According to K&N, the majority of MAF sensors that they receive are perfectly fine. They conclude that the mechanic replaced it under an assumption of failure without first testing it. There are methods for a mechanic to verify whether or not a sensor is actually bad. These steps, in these cases, were apparently not performed. K&N also said that the majority of bad sensors that they get are not contaminated, suggesting that the failure was for a reason OTHER THAN oil contamination.

After K&N’s investigation of a claim, the customer will receive a report outlining the findings. If the report shows that the MAF was NOT failed, or that it was failed but not contaminated and therefore failed for another reason, this report may be used for reimbursement for the repair if the vehicle is under warranty.

A MAF sensor replaced on a non-warranty vehicle when the MAF sensor was not at fault should also be reimbursed by the facility doing the repair. A failed sensor that was not contaminated is the fault of nobody and becomes the responsibility of the vehicle owner.

I asked K&N how many MAF sensors they have found to be faulty with the K&N filter to blame. Surprisingly the answer was NONE. From what I saw at K&N, it does appear to me that they do take claims very seriously and they do a thorough investigation. Again, it is imperative that the parts be retained in order for K&N to do an investigation. Also, it should be suggested to the mechanic that he check the MAF sensor to ensure it is failed before replacing it. As I mentioned before, the majority of MAF sensors coming to K&N are not failed. According to K&N, in the majority of the cases, had the computer been simply cleared of the code the problem would have been solved. A check engine light does not always mean a failed sensor or other problem requiring repair.

Advertising And Marketing

I suppose this next section brings us full circle to the root of the Dieselplace air filter study. As mentioned in the “Background” section of this report, my motivation stemmed from an unwillingness to believe everything I was told. Marketing and advertising has as its primary goal to maximize the financial potential of a product. I want to be fair to K&N and preface this section by stating that I am in no way singling out K&N. My original frustration when the Dieselplace study began was with the claims of the oiled-foam filter manufacturers. The oiled-foam filters were all the rave on Dieselplace at the time and their claims were the centerpiece of discussion and scrutiny.

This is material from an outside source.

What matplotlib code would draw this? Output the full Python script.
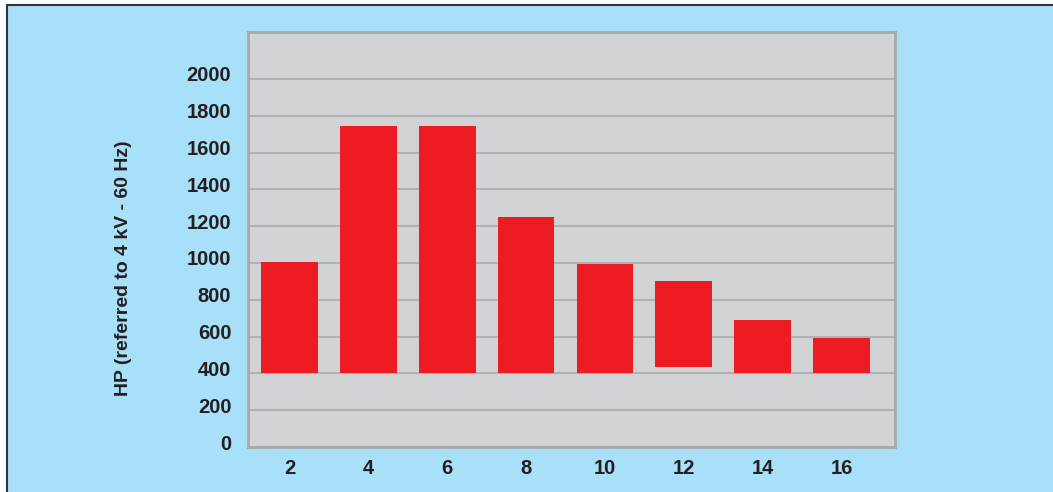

Upon close inspection of K&N’s product claims I came across a section of their website called “Air Filter Facts”. The first time I read this rather detailed section of their website I thought I had read multiple “facts” that were absolutely untrue. As I read the claims closer, however, I realized that much of what they were saying was not untrue at all. Actually, they were making very TRUE statements in a context that was IMPLYING a rather fantastic claim about the product without actually saying it. In other words, the common reader/customer could easily read the information and come away with an IMPRESSION that was not necessarily actually written. This is possibly what a good marketing team does. Present perfectly true statements in such a way as to give the reader an impression of the product that is BEYOND what is actually true. Nothing untrue stated, no foul. However, this is another example of how cautious consumers must be. It takes a very discerning eye to see the difference. Here are some examples.

Under the heading of “Filtration 101-A Deeper Cut” the statement is made....”A paper filter exhibits “surface loading” which means dust collects only on the surface of the media. In contrast, K&N filters exhibit “depth loading”. The multiple layers of cotton fibers provide many levels of dust retention. This characteristic allows the K&N filter to hold significantly more dirt per square inch of media than the average paper filter.”

The impression that many readers may get from this statement is that a K&N filter can trap and hold significantly more dirt than a paper filter. However, the fact that a K&N filter has significantly less “square inches” than a paper filter makes this statement unimportant from a practical standpoint. The statement K&N makes is true. However, the impression that many may get from reading this statement is untrue. In fact, the opposite is true. An average paper filter will actually hold and retain more dirt than a K&N filter.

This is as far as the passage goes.